# Kontakte vom iPhone auf HTC One X kopieren



## RayasVati (31. Dezember 2012)

Hallo Leutz

Ich bin am verzweifeln...wollte mit iTunes und einem Google Account die Kontakte sichern. Es funktioniert einfach nicht. Die iTunes Versionen in den meisten Youtube videos sind schon so alt. Ich bekomm es einfach nicht hin. 
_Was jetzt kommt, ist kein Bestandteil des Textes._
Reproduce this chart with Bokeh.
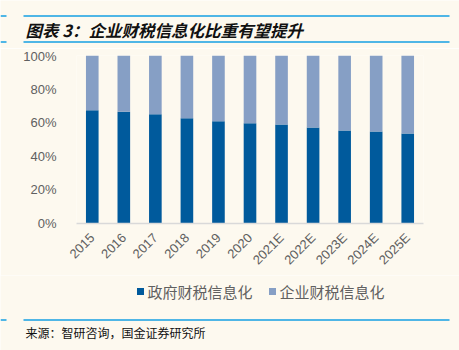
import math
from bokeh.plotting import figure
from bokeh.layouts import column
from bokeh.models import Range1d, FixedTicker, PrintfTickFormatter, ColumnDataSource
from bokeh.core.properties import value
from bokeh.embed import file_html
from bokeh.resources import INLINE

# ---- data ----
years = ["2015", "2016", "2017", "2018", "2019", "2020",
         "2021E", "2022E", "2023E", "2024E", "2025E"]
gov_share = [67.4, 66.5, 65.1, 62.7, 60.9, 59.7, 58.9, 57.1, 55.4, 54.8, 53.6]
ent_share = [round(100 - v, 1) for v in gov_share]
series_names = ["政府财税信息化", "企业财税信息化"]
series_colors = ["#005A9C", "#869FC5"]
y_ticks = [0, 20, 40, 60, 80, 100]
title_text = "图表 3：企业财税信息化比重有望提升"
source_text = "来源：智研咨询，国金证券研究所"

BG = "#FDF9EF"
LINE_BLUE = "#4FB6E6"
W = 459
CJK = value("Noto Sans CJK SC")


def blank(h):
    f = figure(width=W, height=h, x_range=Range1d(0, W), y_range=Range1d(0, h),
               output_backend="svg", toolbar_location=None, min_border=0,
               frame_align=False, title=None)
    f.axis.visible = False
    f.grid.visible = False
    f.outline_line_color = None
    f.background_fill_color = BG
    f.border_fill_color = BG
    return f


def hrule(f, h, y_top, x0, x1, color):
    # horizontal rule, y measured from the top of figure f (height h)
    f.quad(left=[x0], right=[x1], top=[h - y_top + 1], bottom=[h - y_top - 1],
           fill_color=color, line_color=None)


# ---- header ----
HH = 48
head = blank(HH)
for yy in (15.5, 41.5):
    hrule(head, HH, yy, 23, 449, LINE_BLUE)
    hrule(head, HH, yy, 0, 6, LINE_BLUE)
head.text(x=[25], y=[HH - 29.5], text=[title_text], text_baseline="middle",
          text_font=CJK, text_font_style="bold italic", text_font_size="16.5px",
          text_color="#111111")

# ---- chart ----
CH = 227
p = figure(width=W, height=CH, x_range=years, y_range=Range1d(0, 100),
           output_backend="svg", toolbar_location=None, frame_align=False, title=None,
           min_border_left=76, min_border_right=36, min_border_top=7, min_border_bottom=52)
p.x_range.range_padding = 0
src = ColumnDataSource(dict(year=years, gov=gov_share, ent=ent_share))
p.vbar_stack(["gov", "ent"], x="year", width=0.4, source=src,
             color=series_colors, line_color=None)
p.background_fill_color = BG
p.border_fill_color = BG
p.outline_line_color = None
p.grid.visible = False

p.yaxis.ticker = FixedTicker(ticks=y_ticks)
p.yaxis.formatter = PrintfTickFormatter(format="%d%%")
p.yaxis.axis_line_color = None
p.yaxis.major_tick_line_color = None
p.yaxis.minor_tick_line_color = None
p.yaxis.major_label_standoff = 14
p.yaxis.major_label_text_font = "Liberation Sans"
p.yaxis.major_label_text_font_size = "13px"
p.yaxis.major_label_text_color = "#606060"

p.xaxis.axis_line_color = "#D9D9D9"
p.xaxis.axis_line_width = 1.5
p.xaxis.major_tick_line_color = None
p.xaxis.major_label_orientation = math.pi / 4
p.xaxis.major_label_standoff = 6
p.xaxis.major_label_text_font = "Liberation Sans"
p.xaxis.major_label_text_font_size = "13px"
p.xaxis.major_label_text_color = "#606060"

# ---- footer ----
FH = 350 - HH - CH
foot = blank(FH)
leg_y = FH - (291 - (HH + CH))
foot.scatter(x=[140, 272], y=[leg_y, leg_y], marker="square", size=7,
             color=series_colors, line_color=None)
foot.text(x=[147, 279], y=[leg_y, leg_y], text=series_names, text_baseline="middle",
          text_font=CJK, text_font_size="15px", text_color="#606060")
hrule(foot, FH, 319.5 - (HH + CH), 23, 449, LINE_BLUE)
hrule(foot, FH, 319.5 - (HH + CH), 0, 6, LINE_BLUE)
foot.text(x=[25], y=[FH - (332 - (HH + CH))], text=[source_text], text_baseline="middle",
          text_font=CJK, text_font_size="12px", text_color="#111111")

layout = column(head, p, foot, spacing=0)
open("out.html", "w").write(file_html(layout, INLINE))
im iPhone bei: Einstellungen > Mail, Kontakt, Kalender > Google Mail (Account) kann ich keine Kontakte anwählen weil es diese Option nicht gibt.


----------



## nemetona (31. Dezember 2012)

Hast du Microsoft Outlook zur Verfügung?


----------



## RayasVati (31. Dezember 2012)

hab ich nicht drauf. wenn ich auf outlook.com geh bin ich schon automatisch angemeldet mit einer googlemail adresse.


----------



## RayasVati (31. Dezember 2012)

RayasVati schrieb:


> hab ich nicht drauf. wenn ich auf outlook.com geh bin ich schon automatisch angemeldet mit einer googlemail adresse.


 
lösung gefunden...kann zu


----------



## nemetona (31. Dezember 2012)

Ich meine nicht den Outlook Web-Dienst.
Mein Vorschlag wär:
-Kontakte via iTunes zu Outlook syncronisieren
-danach die Kontakte via Google Sync. zum Gmail Account übertragen

Vielleicht kannst du dafür MS-Outlook in der Probe/Trail/Test-Version nutzen!?!?

Edit: Wie sieht denn die Lösung aus?


----------



## RayasVati (2. Januar 2013)

Das HTC hat die Funktion von alten Telefon zum neuen Kontakte via Bluetooth zu senden


----------